We may have a new SOTA open-source model: ERNIE-Image Comparisons
New open-source model generates images in 2 seconds, rivaling closed-source quality with Asian face bias.
Baidu has released ERNIE-Image, a new open-source image generation model that is being hailed as a potential new state-of-the-art (SOTA) contender. Early comparisons show its base model produces images with exceptional aesthetic quality, cinematic lighting, and professional color grading that can compete with leading closed-source models. However, initial user testing indicates a significant bias in its training data, as it generates Asian faces with much higher fidelity and excels particularly in anime and illustration styles, while its performance on other aesthetics is less consistent.
A key technical highlight is the model's speed. While the base 'ERNIE-Image' model took 29 seconds to generate an image on an RTX 6000 Blackwell Pro GPU, the 'ERNIE-Image Turbo' variant completed the same task in a mere 2 seconds—a dramatic 14x speed increase. The models are now available for download on Hugging Face under the Comfy-Org repository and are designed to integrate directly into the popular ComfyUI visual programming interface for stable diffusion workflows, making them immediately accessible to developers and creators.

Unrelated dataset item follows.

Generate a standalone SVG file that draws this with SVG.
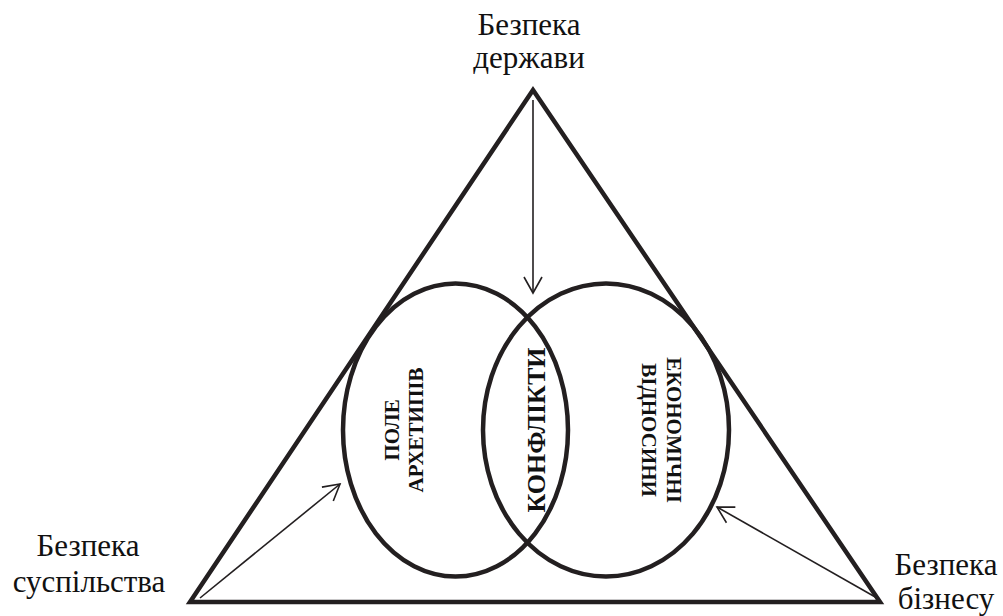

- The base ERNIE-Image model generates cinematic-quality images that rival top closed-source models.
- The model shows a strong bias toward Asian faces and excels at anime/illustration styles, per user tests.
- A 'Turbo' version offers a 14x speed boost, generating an image in 2 seconds versus the base model's 29 seconds.
Why It Matters
Provides a high-quality, fast open-source alternative for image generation, though its demographic bias requires careful application.